La scelta del suporto dovrebbe essere una scelta estetica, per esempio il video possiede delle specifiche che la pellicola non ha , il video ha la diretta, ecco perchè l'unico lavoro che davvero mi interessa dei DOGMATICI danesi è il D-DAG ovvero un esperimeneto di cinema in diretta sulle cinque reti nazionali danesi, con il pubblico libero di cambiare canale per passare da un frammento di stori ad un'altro.

D. Quanto tempo hai lavorato complessivamente al progetto, dal soggetto al "confezionamento"?

R. Ero convinto di realizzare il tutto in sei mesi, ne sono passati quattordici e non ho ancora finito.

D. Come hai selezionato i "partner" che ti hanno consentito di stamparlo e di diffonderlo? E come è avvenuto il passaggio dal montaggio a Locarno?

R. Ad Alba ho incontrato il Direttore di Italia ainema che si è detto interessato ad aiutarci. Da Alba in poi del film si è cominciato a parlare. Lab 80 ha preso i diritti cinematografici dandoci una piccolaquota per la stampa. Poi è intervenuta Rai cinema con un'altra piccola quota. Non ho selezionato, il tempo stringeva e ho accettato chiunque si proponesse. Per Locarno ho inviato un vhs a Teresa Cavina il vicedirettore del festival. Mi avevano detto che poteva essere sensibile a questo tipo di prodotto.

D. Quante persone hanno lavorato al film?

R. La troupe era composta da 6 pesone, tutte esordinenti nel proprio ruolo. Nei titoli di testa figurano molte altre persone, si tratta di gente del posto che ci ha aiutato con grande generosità, noi li abbiamo inseriti nella troupe con dei ruoli precisi, anche se in realtà ci hanno supportati in lavori di fatica: scavare, trasportare...

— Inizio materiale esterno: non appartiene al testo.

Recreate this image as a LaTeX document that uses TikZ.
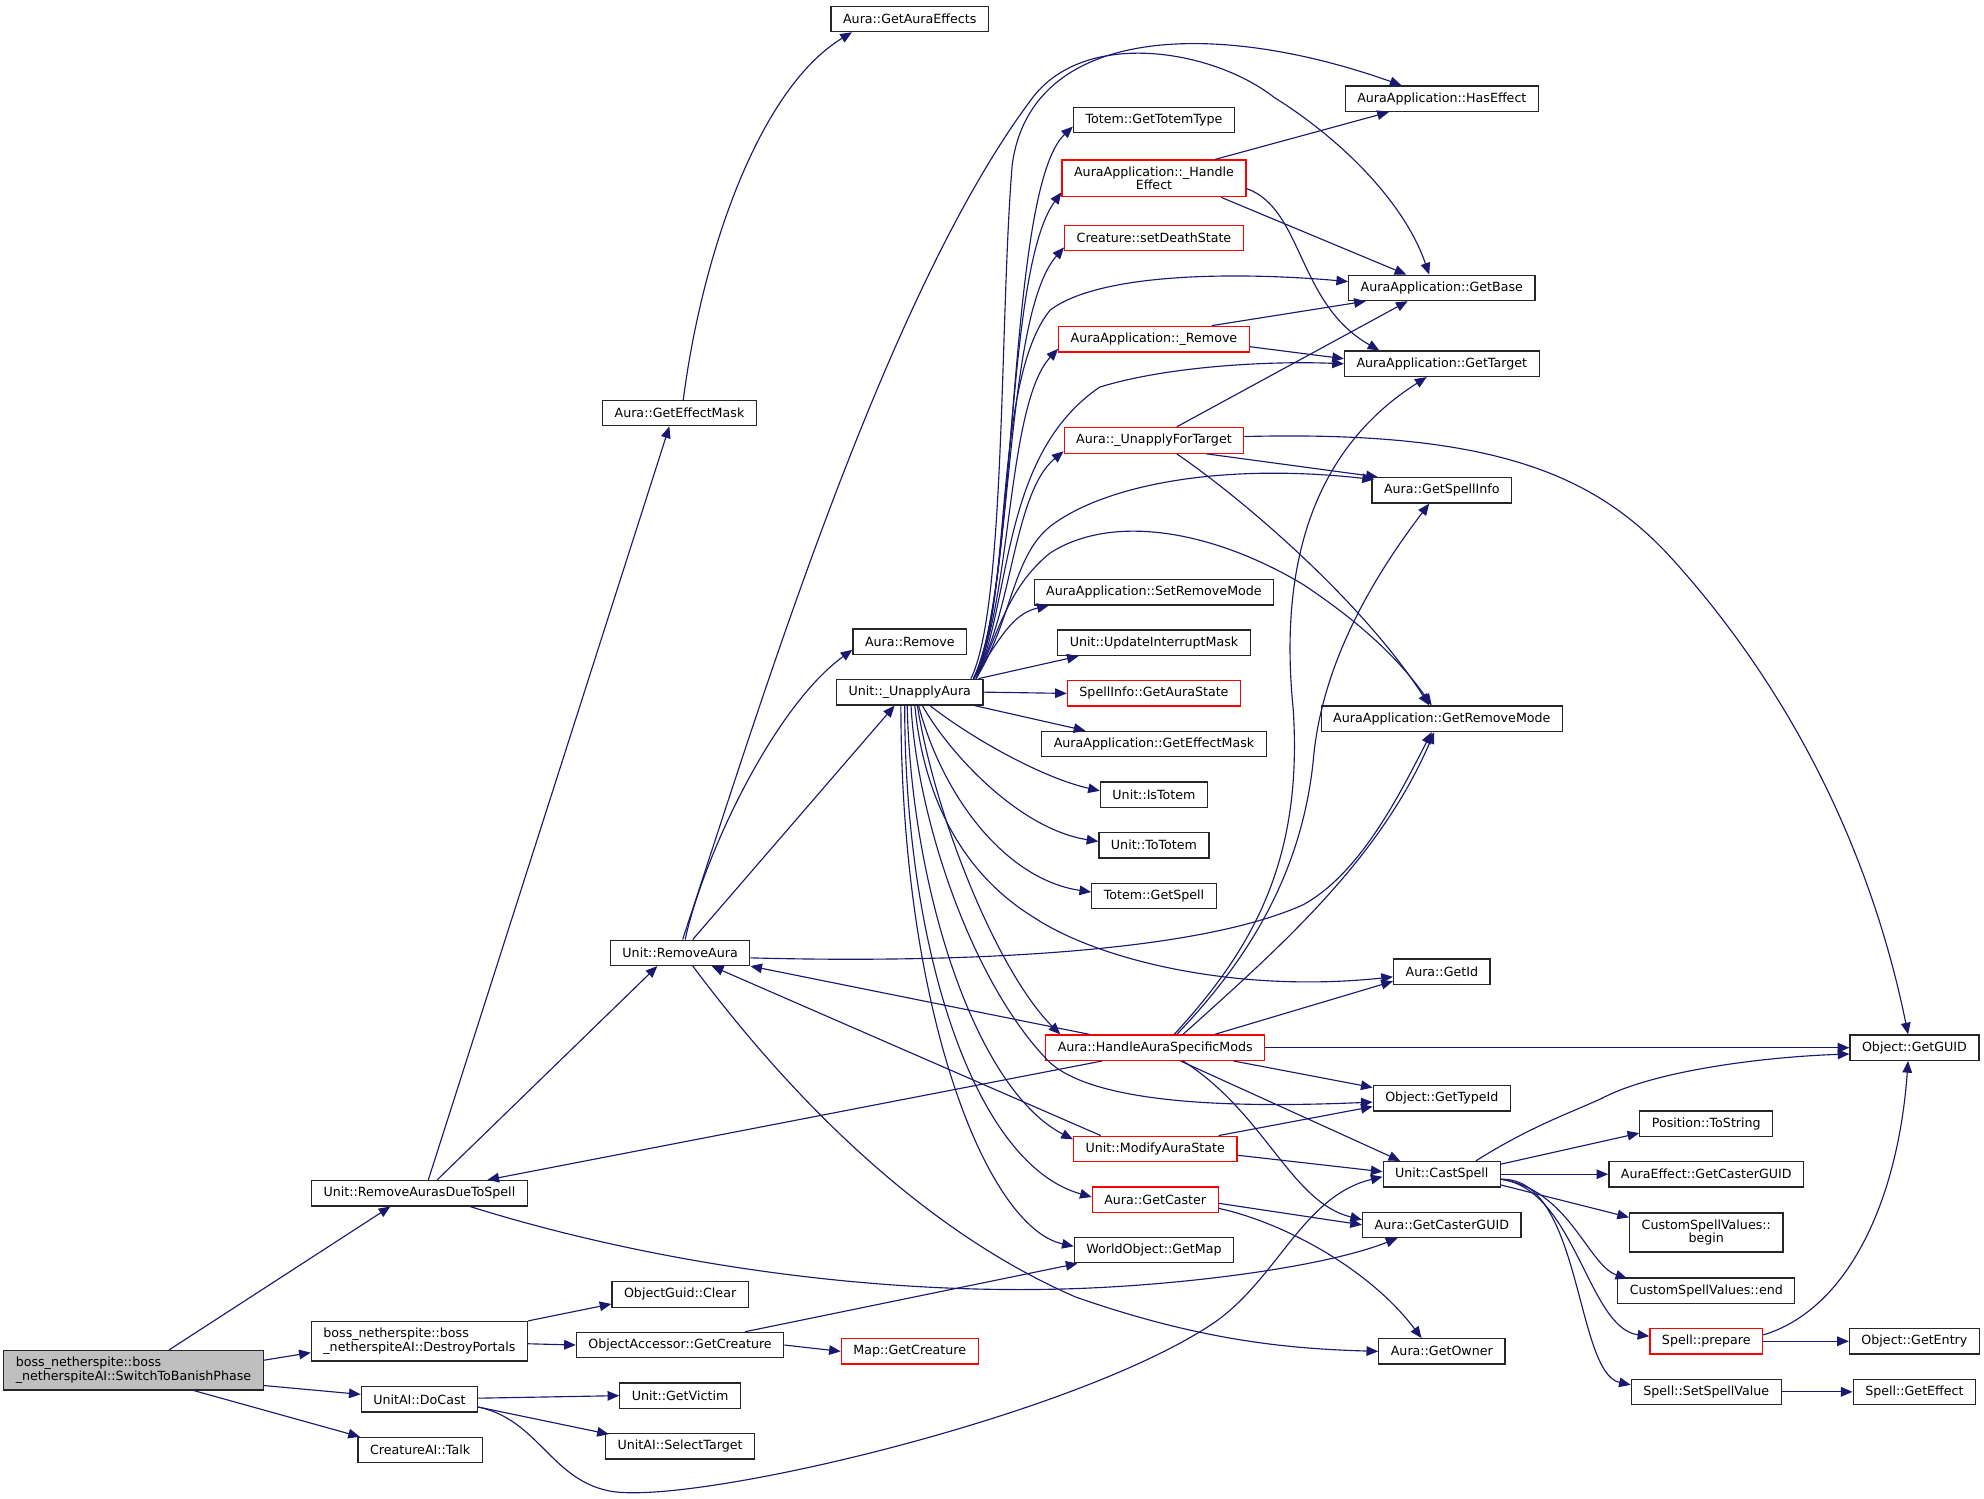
\documentclass[tikz,border=0pt]{standalone}
\usepackage{fontspec}
\usepackage{tikz}
\usetikzlibrary{calc,arrows.meta}
\newfontfamily\fnfamily{DejaVu Sans}
\newcommand\fnfont{\fnfamily\fontsize{5}{5.4}\selectfont}
\definecolor{midblue}{RGB}{25,25,112}
\tikzset{
  % node styles (functions, the root, functions with hidden callees)
  fn/.style={draw=black!85,line width=.5pt,fill=white,font=\fnfont,inner xsep=4.75pt,inner ysep=2.6pt,minimum height=10pt},
  fnred/.style={fn,draw=red},
  fnroot/.style={fn,fill=black!25,align=left},
  % call edge
  call/.style={draw=midblue,line width=.45pt,-{Triangle[length=4.6pt,width=3.8pt]}},
}
\begin{document}
\begin{tikzpicture}[x=0.5pt,y=-0.5pt]
  \useasboundingbox (0,0) rectangle (1568,1184);
  % column 0
  \node[fnroot] (root) at (105.5,1083) {boss\_netherspite::boss\\\_netherspiteAI::SwitchToBanishPhase};
  % column 1
  \node[fn] (rmdue) at (331.5,943) {Unit::RemoveAurasDueToSpell};
  \node[fn,align=left] (destroy) at (331.5,1060) {boss\_netherspite::boss\\\_netherspiteAI::DestroyPortals};
  \node[fn] (docast) at (331.5,1106) {UnitAI::DoCast};
  \node[fn] (talk) at (332,1146) {CreatureAI::Talk};
  % column 2
  \node[fn] (effmask) at (537,326.5) {Aura::GetEffectMask};
  \node[fn] (rmaura) at (537.5,753) {Unit::RemoveAura};
  \node[fn] (guidclr) at (537.5,1023) {ObjectGuid::Clear};
  \node[fn] (getcre) at (537.5,1063) {ObjectAccessor::GetCreature};
  \node[fn] (victim) at (537.5,1103) {Unit::GetVictim};
  \node[fn] (seltgt) at (537.5,1143) {UnitAI::SelectTarget};
  % column 3
  \node[fn] (auraeff) at (719,15) {Aura::GetAuraEffects};
  \node[fn] (auraremove) at (719,507) {Aura::Remove};
  \node[fn] (unapply) at (719,547) {Unit::\_UnapplyAura};
  \node[fnred] (mapcre) at (719,1068) {Map::GetCreature};
  % column 4
  \node[fn] (tottype) at (912,95) {Totem::GetTotemType};
  \node[fnred,align=center] (handle) at (912,141) {AuraApplication::\_Handle\\Effect};
  \node[fnred] (death) at (912,188) {Creature::setDeathState};
  \node[fnred] (apremove) at (912,268) {AuraApplication::\_Remove};
  \node[fnred] (unapplyft) at (912,348) {Aura::\_UnapplyForTarget};
  \node[fn] (setrm) at (912,468) {AuraApplication::SetRemoveMode};
  \node[fn] (updint) at (912,508) {Unit::UpdateInterruptMask};
  \node[fnred] (aurast) at (912,548) {SpellInfo::GetAuraState};
  \node[fn] (apeffmask) at (912,588) {AuraApplication::GetEffectMask};
  \node[fn] (istotem) at (912,628) {Unit::IsTotem};
  \node[fn] (tototem) at (912,668) {Unit::ToTotem};
  \node[fn] (getspell) at (912,708) {Totem::GetSpell};
  \node[fnred] (hasm) at (913,828) {Aura::HandleAuraSpecificMods};
  \node[fnred] (modstate) at (913,908) {Unit::ModifyAuraState};
  \node[fnred] (caster) at (913,948) {Aura::GetCaster};
  \node[fn] (getmap) at (912,988) {WorldObject::GetMap};
  % column 5
  \node[fn] (haseff) at (1139.5,78) {AuraApplication::HasEffect};
  \node[fn] (getbase) at (1139.5,227.5) {AuraApplication::GetBase};
  \node[fn] (gettgt) at (1139.5,287.5) {AuraApplication::GetTarget};
  \node[fn] (spellinfo) at (1139.5,387.5) {Aura::GetSpellInfo};
  \node[fn] (getrm) at (1139.5,568) {AuraApplication::GetRemoveMode};
  \node[fn] (getid) at (1139.5,768) {Aura::GetId};
  \node[fn] (typeid) at (1139.5,868) {Object::GetTypeId};
  \node[fn] (cast) at (1139.5,928) {Unit::CastSpell};
  \node[fn] (castguid) at (1139.5,968) {Aura::GetCasterGUID};
  \node[fn] (owner) at (1139.5,1068) {Aura::GetOwner};
  % column 6
  \node[fn] (tostr) at (1348.5,888) {Position::ToString};
  \node[fn] (effguid) at (1348.5,928) {AuraEffect::GetCasterGUID};
  \node[fn,align=center] (csvbegin) at (1348.5,974) {CustomSpellValues::\\begin};
  \node[fn] (csvend) at (1348.5,1020) {CustomSpellValues::end};
  \node[fnred] (prepare) at (1348.5,1060) {Spell::prepare};
  \node[fn] (setval) at (1348.5,1100) {Spell::SetSpellValue};
  % column 7
  \node[fn] (guid) at (1513,828) {Object::GetGUID};
  \node[fn] (entry) at (1513,1060) {Object::GetEntry};
  \node[fn] (geteff) at (1513,1100) {Spell::GetEffect};

  % calls of the root
  \draw[call] ($(root.north)+(28,0)$) -- ($(rmdue.south)+(-23,0)$);
  \draw[call] ($(root.east)+(0,-8)$) -- ($(destroy.west)+(0,9)$);
  \draw[call] ($(root.east)+(0,12)$) -- ($(docast.west)+(0,-4)$);
  \draw[call] ($(root.south east)+(-55,0)$) -- ($(talk.north west)+(2,0)$);
  % Unit::RemoveAurasDueToSpell
  \draw[call] ($(rmdue.north)+(7,0)$) -- ($(effmask.south)+(-8,0)$);
  \draw[call] ($(rmdue.north)+(14,0)$) -- ($(rmaura.south)+(-18,0)$);
  \draw[call] ($(rmdue.south)+(40,0)$) .. controls (520,1000) and (700,1025) .. (860,1018)
    .. controls (950,1014) and (1050,1000) .. ($(castguid.south)+(-35,0)$);
  % DestroyPortals, DoCast
  \draw[call] (destroy.north east) -- ($(guidclr.south west)+(0,-3)$);
  \draw[call] ($(destroy.east)+(0,2)$) -- (getcre.west);
  \draw[call] ($(docast.east)+(0,-1)$) -- (victim.west);
  \draw[call] ($(docast.east)+(0,6)$) -- ($(seltgt.north west)+(3,1)$);
  \draw[call] ($(docast.east)+(0,6)$) .. controls (425,1122) and (435,1168) .. (480,1178)
    .. controls (540,1192) and (850,1120) .. (960,1045)
    .. controls (1010,1010) and (1030,945) .. ($(cast.west)+(0,2)$);
  % Aura::GetEffectMask
  \draw[call] ($(effmask.north)+(3,0)$) .. controls (555,200) and (600,70) .. ($(auraeff.south west)+(17,0)$);
  % Unit::RemoveAura
  \draw[call] ($(rmaura.north)+(4,0)$) .. controls (555,680) and (610,560) .. ($(auraremove.south west)+(0,-4)$);
  \draw[call] ($(rmaura.north)+(10,0)$) -- ($(unapply.south)+(-12,0)$);
  \draw[call] ($(rmaura.north)+(2,0)$) .. controls (600,560) and (700,230) .. (817,76)
    .. controls (860,22) and (960,40) .. (1007,77)
    .. controls (1060,110) and (1110,160) .. ($(getbase.north)+(-10,0)$);
  \draw[call] ($(rmaura.east)+(0,4)$) .. controls (700,760) and (930,760) .. (1030,715)
    .. controls (1075,690) and (1105,630) .. ($(getrm.south)+(-8,0)$);
  \draw[call] ($(rmaura.south)+(10,0)$) .. controls (590,820) and (700,960) .. (850,1025)
    .. controls (950,1060) and (1020,1066) .. (owner.west);
  % Unit::_UnapplyAura, upwards
  \draw[call] ($(unapply.north east)+(-8,0)$) .. controls (805,470) and (795,150) .. ($(tottype.west)+(0,5)$);
  \draw[call] ($(unapply.north east)+(-8,0)$) .. controls (803,470) and (793,215) .. ($(handle.south west)+(0,-4)$);
  \draw[call] ($(unapply.north east)+(-8,0)$) .. controls (801,470) and (793,250) .. ($(death.south west)+(0,-3)$);
  \draw[call] ($(unapply.north east)+(-8,0)$) .. controls (800,480) and (795,320) .. ($(apremove.south west)+(0,-3)$);
  \draw[call] ($(unapply.north east)+(-8,0)$) .. controls (800,490) and (800,390) .. ($(unapplyft.south west)+(0,-2)$);
  \draw[call] ($(unapply.north east)+(-8,0)$) .. controls (790,505) and (800,485) .. ($(setrm.south west)+(12,0)$);
  \draw[call] ($(unapply.north east)+(-10,0)$) .. controls (795,480) and (790,250) .. (800,130)
    .. controls (815,20) and (960,15) .. ($(haseff.north west)+(45,0)$);
  \draw[call] ($(unapply.north east)+(-6,0)$) .. controls (800,470) and (785,300) .. (830,245)
    .. controls (870,215) and (980,215) .. ($(getbase.west)+(0,-5)$);
  \draw[call] ($(unapply.north east)+(-6,0)$) .. controls (800,475) and (790,360) .. (869,306)
    .. controls (920,290) and (1000,285) .. (gettgt.west);
  \draw[call] ($(unapply.north east)+(-6,0)$) .. controls (800,490) and (800,440) .. (830,416)
    .. controls (870,385) and (960,365) .. ($(spellinfo.north west)+(2,2)$);
  \draw[call] ($(unapply.north east)+(-6,0)$) .. controls (788,505) and (795,465) .. (830,437)
    .. controls (880,405) and (960,420) .. (1030,462)
    .. controls (1075,492) and (1105,520) .. ($(getrm.north)+(-8,0)$);
  \draw[call] ($(unapply.north east)+(-4,0)$) -- ($(updint.south west)+(17,0)$);
  \draw[call] (unapply.east) -- (aurast.west);
  \draw[call] ($(unapply.south east)+(-7,0)$) -- ($(apeffmask.north west)+(35,0)$);
  % Unit::_UnapplyAura, downwards
  \draw[call] ($(unapply.south)+(16,0)$) .. controls (770,585) and (825,615) .. ($(istotem.west)+(0,-3)$);
  \draw[call] ($(unapply.south)+(10,0)$) .. controls (750,595) and (805,655) .. ($(tototem.west)+(0,-3)$);
  \draw[call] ($(unapply.south)+(7,0)$) .. controls (745,630) and (795,695) .. ($(getspell.west)+(0,-3)$);
  \draw[call] ($(unapply.south)+(4,0)$) .. controls (730,630) and (760,690) .. (817,725)
    .. controls (870,760) and (980,785) .. ($(getid.west)+(0,4)$);
  \draw[call] ($(unapply.south)+(1,0)$) .. controls (725,650) and (770,780) .. (830,840)
    .. controls (870,875) and (990,875) .. ($(typeid.west)+(0,3)$);
  \draw[call] ($(unapply.south)+(6,0)$) .. controls (740,650) and (790,770) .. ($(hasm.north west)+(12,0)$);
  \draw[call] ($(unapply.south)+(-2,0)$) .. controls (720,700) and (770,860) .. ($(modstate.north west)+(0,3)$);
  \draw[call] ($(unapply.south)+(-4,0)$) .. controls (715,750) and (770,920) .. ($(caster.west)+(0,-2)$);
  \draw[call] ($(unapply.south)+(-7,0)$) .. controls (712,800) and (780,970) .. ($(getmap.west)+(0,-3)$);
  % AuraApplication::_HandleEffect, AuraApplication::_Remove
  \draw[call] ($(handle.north east)+(-25,0)$) -- ($(haseff.south west)+(35,0)$);
  \draw[call] ($(handle.south east)+(-20,0)$) -- ($(getbase.north west)+(46,0)$);
  \draw[call] ($(handle.east)+(0,8)$) .. controls (1030,165) and (1025,240) .. ($(gettgt.north west)+(28,0)$);
  \draw[call] ($(apremove.north east)+(-30,0)$) -- ($(getbase.south west)+(14,0)$);
  \draw[call] ($(apremove.east)+(0,6)$) -- ($(gettgt.west)+(0,-4)$);
  % Aura::_UnapplyForTarget
  \draw[call] ($(unapplyft.north)+(18,0)$) -- ($(getbase.south)+(-27,0)$);
  \draw[call] ($(unapplyft.south east)+(-30,0)$) -- ($(spellinfo.north west)+(5,0)$);
  \draw[call] ($(unapplyft.south)+(18,0)$) .. controls (990,400) and (1080,480) .. ($(getrm.north)+(-10,0)$);
  \draw[call] ($(unapplyft.east)+(0,-3)$) .. controls (1180,340) and (1260,375) .. (1320,440)
    .. controls (1420,550) and (1480,680) .. ($(guid.north)+(-5,0)$);
  % Aura::HandleAuraSpecificMods
  \draw[call] ($(hasm.north west)+(35,0)$) -- (rmaura.south east);
  \draw[call] ($(hasm.south west)+(45,0)$) -- ($(rmdue.north east)+(-32,0)$);
  \draw[call] ($(hasm.north)+(15,0)$) .. controls (990,750) and (1030,680) .. (1022,560)
    .. controls (1012,460) and (1030,360) .. ($(gettgt.south)+(-12,0)$);
  \draw[call] ($(hasm.north)+(17,0)$) .. controls (995,750) and (1030,680) .. (1038,600)
    .. controls (1045,520) and (1090,450) .. ($(spellinfo.south)+(-10,0)$);
  \draw[call] ($(hasm.north)+(22,0)$) .. controls (1010,750) and (1090,680) .. ($(getrm.south)+(-6,0)$);
  \draw[call] ($(hasm.north east)+(-40,0)$) -- ($(getid.south west)+(0,-3)$);
  \draw[call] (hasm.east) -- (guid.west);
  \draw[call] ($(hasm.south east)+(-25,0)$) -- ($(typeid.north west)+(0,2)$);
  \draw[call] ($(hasm.south)+(20,0)$) -- ($(cast.north west)+(14,0)$);
  \draw[call] ($(hasm.south)+(22,0)$) .. controls (1000,880) and (1020,950) .. ($(castguid.west)+(0,-4)$);
  % Unit::ModifyAuraState, Aura::GetCaster
  \draw[call] ($(modstate.north west)+(22,0)$) -- ($(rmaura.south)+(25,0)$);
  \draw[call] ($(modstate.north east)+(-15,0)$) -- ($(typeid.south west)+(0,-4)$);
  \draw[call] ($(modstate.east)+(0,5)$) -- ($(cast.west)+(0,-2)$);
  \draw[call] ($(caster.east)+(0,3)$) -- (castguid.west);
  \draw[call] ($(caster.east)+(0,7)$) .. controls (1010,965) and (1080,1000) .. ($(owner.north)+(-16,0)$);
  % ObjectAccessor::GetCreature
  \draw[call] ($(getcre.north east)+(-31,0)$) -- ($(getmap.south west)+(3,0)$);
  \draw[call] (getcre.east) -- (mapcre.west);
  % Unit::CastSpell
  \draw[call] ($(cast.north east)+(-20,0)$) .. controls (1210,890) and (1240,880) .. (1266,868)
    .. controls (1310,845) and (1400,835) .. ($(guid.west)+(0,5)$);
  \draw[call] ($(cast.east)+(0,-8)$) -- ($(tostr.south west)+(0,-3)$);
  \draw[call] (cast.east) -- (effguid.west);
  \draw[call] ($(cast.south east)+(0,-2)$) -- ($(csvbegin.north west)+(0,4)$);
  \draw[call] ($(cast.east)+(0,4)$) .. controls (1240,940) and (1255,1000) .. ($(csvend.north west)+(8,1)$);
  \draw[call] ($(cast.east)+(0,4)$) .. controls (1245,940) and (1255,1050) .. ($(prepare.west)+(0,-4)$);
  \draw[call] ($(cast.east)+(0,4)$) .. controls (1250,930) and (1245,1085) .. ($(setval.north west)+(0,5)$);
  % Spell::prepare, Spell::SetSpellValue
  \draw[call] ($(prepare.east)+(0,-5)$) .. controls (1460,1035) and (1500,950) .. ($(guid.south)+(-5,0)$);
  \draw[call] (prepare.east) -- (entry.west);
  \draw[call] (setval.east) -- (geteff.west);
\end{tikzpicture}
\end{document}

D. Quanto è costato Il dono oltre I 5000 euro dichiarati fino al montaggio?

R. Alla fine è costato 25.000 euro circa

D. Che rapporto hai con tuo nonno?

R. Mio nonno non è mai stato un nonno raccontatore di fiabe e dedito ai nipotini. Lo hai visto ha 93 anni e sta dritto come un fuso. Immaginatelo a 60, correva per il paese come un grillo. Da piccolo non sono mai ruscito ad andare in campagna con lui: sembrava contento di portarmi con se, poi però mi seminava lungo il percorso. Quando sono cresciuto ero io a pensare ad altro. Questo film è stata l'occasione per conoscerci.